Bir hafta uzak durdum Diyarbekir’den bakın neler olmuş…

                                      &

Sıra haftanın öğüdünde;

Kirveme öğütler;

Kirvem bak Yaşar Nuri Öztürk ne demiş;

“Yobazın olmadığı her er Cennettir.

Kadın yaktınız, ozan yaktınız, köpek yaktınız, orman yaktınız.

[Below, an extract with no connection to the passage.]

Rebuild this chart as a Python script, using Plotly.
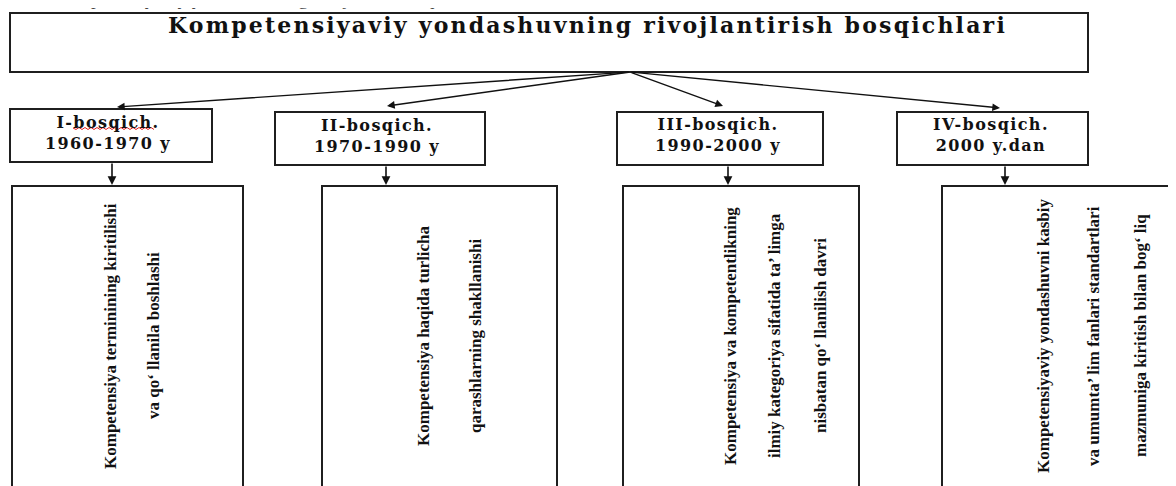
import plotly.graph_objects as go

# ---- content ----
page_heading = "Kompetensiyaviy yondashuvning rivojlanish bosqichlari"
main_title = "Kompetensiyaviy yondashuvning rivojlantirish bosqichlari"
stage_names = ["I-bosqich.", "II-bosqich.", "III-bosqich.", "IV-bosqich."]
stage_periods = ["1960-1970 y", "1970-1990 y", "1990-2000 y", "2000 y.dan"]
stage_descriptions = [
    ["Kompetensiya terminining kiritilishi", "va qo‘ llanila boshlashi"],
    ["Kompetensiya haqida turlicha", "qarashlarning shakllanishi"],
    ["Kompetensiya va kompetentlikning", "ilmiy kategoriya sifatida ta’ limga",
     "nisbatan qo‘ llanilish davri"],
    ["Kompetensiyaviy yondashuvni kasbiy", "va umumta’ lim fanlari standartlari",
     "mazmuniga kiritish bilan bog‘ liq"],
]

# ---- layout geometry (screen pixels) ----
W, H = 1176, 486
OFF = 8  # page body margin
top_box = dict(x0=10, x1=1088, y0=13, y1=72)
apex = (630, 72)
stage_boxes = [(10, 212, 109, 162), (275, 485, 112, 165), (617, 823, 112, 165), (897, 1088, 112, 165)]
stage_text_x = [108, 377, 718, 991]
stage_text_y = [133, 136, 135, 135]
arrow_targets = [(117, 107), (387, 106), (723, 106), (1000, 108)]
down_arrow_x = [112, 386, 728, 1005]
desc_boxes = [(12, 243), (322, 557), (623, 859), (942, 1173)]
desc_top = 186
desc_line_x = [[110, 153], [423, 475], [730, 774, 820], [1043, 1093, 1140]]
desc_center_y = 336

border = "#1f1f1f"
fig = go.Figure()
shapes = []
ann = []


def spaced(txt, px):
    return f'<span style="letter-spacing:{px}px">{txt}</span>'


shapes.append(dict(type="rect", xref="x", yref="y", **top_box,
                   line=dict(color=border, width=2), fillcolor="white"))
ann.append(dict(x=587, y=25, xref="x", yref="y", text="<b>" + spaced(main_title, 2.2) + "</b>",
                showarrow=False, font=dict(family="DejaVu Serif", size=22, color="#111")))
ann.append(dict(x=268, y=1 + 9 / H, xref="x", yref="paper", text=page_heading,
                showarrow=False, yanchor="middle",
                font=dict(family="Liberation Serif", size=19, color="#444")))

for i in range(4):
    x0, x1, y0, y1 = stage_boxes[i]
    shapes.append(dict(type="rect", xref="x", yref="y", x0=x0, x1=x1, y0=y0, y1=y1,
                       line=dict(color=border, width=2), fillcolor="white"))
    ann.append(dict(x=stage_text_x[i], y=stage_text_y[i], xref="x", yref="y",
                    text="<b>" + spaced(stage_names[i], 1.4) + "<br>"
                    + spaced(stage_periods[i], 1.4) + "</b>", showarrow=False,
                    font=dict(family="DejaVu Serif", size=16, color="#111")))
    tx, ty = arrow_targets[i]
    ann.append(dict(x=tx, y=ty, ax=apex[0], ay=apex[1], xref="x", yref="y",
                    axref="x", ayref="y", text="", showarrow=True, arrowhead=2,
                    arrowsize=1.1, arrowwidth=1.4, arrowcolor="#111", standoff=0))
    dx = down_arrow_x[i]
    ann.append(dict(x=dx, y=desc_top - 1, ax=dx, ay=y1, xref="x", yref="y",
                    axref="x", ayref="y", text="", showarrow=True, arrowhead=2,
                    arrowsize=1.1, arrowwidth=1.6, arrowcolor="#111", standoff=0))
    bx0, bx1 = desc_boxes[i]
    shapes.append(dict(type="rect", xref="x", yref="y", x0=bx0, x1=bx1, y0=desc_top, y1=H + 30,
                       line=dict(color=border, width=2), fillcolor="white"))
    for line, lx in zip(stage_descriptions[i], desc_line_x[i]):
        ann.append(dict(x=lx, y=desc_center_y, xref="x", yref="y", text="<b>" + line + "</b>",
                        showarrow=False, textangle=-90,
                        font=dict(family="Liberation Serif", size=17, color="#111")))

squiggle = "M 73 128 " + " ".join(
    f"L {73 + k * 3} {128 + (1.5 if k % 2 else -0.5)}" for k in range(1, 28))
shapes.append(dict(type="path", xref="x", yref="y", path=squiggle,
                   line=dict(color="#e02020", width=1)))

fig.update_layout(
    width=W, height=H, margin=dict(l=0, r=0, t=0, b=0),
    paper_bgcolor="white", plot_bgcolor="white",
    xaxis=dict(range=[OFF, W + OFF], visible=False, fixedrange=True),
    yaxis=dict(range=[H + OFF, OFF], visible=False, fixedrange=True),
    shapes=shapes, annotations=ann, showlegend=False,
)
fig.write_html("out.html")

Siz varken başka cehenneme gerek yok! …”

                                 &

Güzel bir hafta dileğiyle,

Dostça kalın…

Anzele’yi; büyük bir Balıklıgöl haline getirip, turizme kazandırılsın…  

“Diyarbekir 5 Nolu Cezaevi, MÜZEYE dönüştürülsün.”

“SUR İÇİ; DÜNYANIN EN BÜYÜK AÇIK HAVA MÜZESİ OLSUN.”

 “ŞEHRİN STADI, ŞEHRİN ÖZGÜRLÜK MEYDANI OLSUN.”

Daha da önemlisi;

YAKIP YIKILAN BÖLGELERDE EVLER, ASLINA UYGU VE DİYARBEKİR EVLERİNE YAKIŞIR BİR BİÇİMDE YAPILSIN.

Ve ve sevgili meslektaşlarım, dernek yöneticileri, STK üyeleri; Zerzevan Kalesi, Çayönü, Mitras Tapınağı, Körtik Tepe, Hilar mağaralarını, Bırkleyn Mağaralarını ve gün yüzüne çıkaranları sahiplenelim.